Its all your fault, by the way, Simon Trezise, for teaching a very enjoyable course to us Music majors on 19th century opera back in the early 90s that led to a passion for Wagner, great singing, and fine stagecraft.

So, when I see stuff like the slightly farcical case of the dreadful Clare Daly being stopped for drinking and driving in a newspaper front down at the shops, or Ming the idiot being accused of taking LSD (mind you, I'm not comfortable with the idea of punishing people for taking drugs in the past: its not something you can undo), when I hear the laughable hyprocrisy of Shane Ross being revealed at having plámásed the former Anglo Irish Bank in newspaper article conveniently now behind a paywall while he bleats the "burn the bondholder" drum alongside other misery milkers, I seriously wonder do I really want to hear any more reality.  I do read the Monocle for a bit of business and positive international news.  I like their online radio station also, as well as the wonderful SomaFM, and a few classical stations I found in Italy 2 years ago.

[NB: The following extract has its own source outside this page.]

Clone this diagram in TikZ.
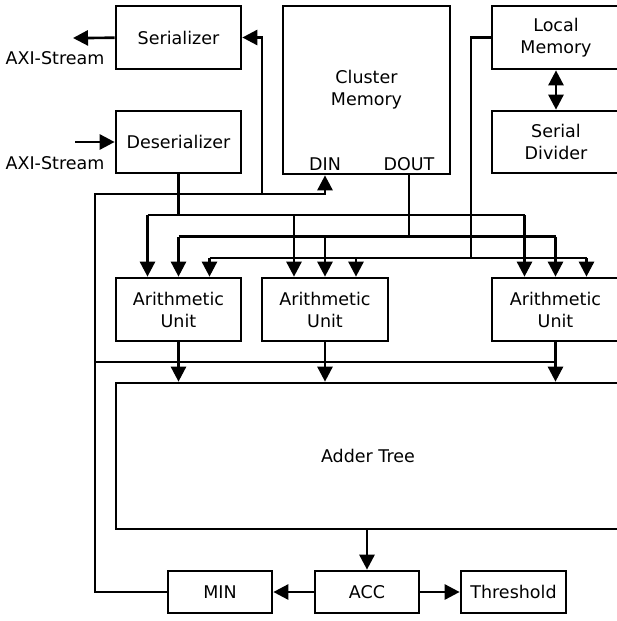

I will say that the one exception I can tolerate is George Hook.  Maybe its the rugby connection, I dunno, but I find Hookie doesn't pretend to be unbiased, I like the way he is upfront about his beliefs, so at least you know where his standpoint is.  I hate these Fionntan O Wheeze merchants who pretend to be on everybodies side, but really, its hard to say what they really represent.  And the Irish Times has become utterly unbearable since Madame Editor's retirement, back are the fawning property porn pages and glowing reviews of bog hotels in the middle of nowhere charging 300 a night for a poncy spa and copycat dinner.  Even Marc Coleman is more endurable than many of the broadcasters at the moment.

So I'm shticking to my Radio 3 thankyouverymuch.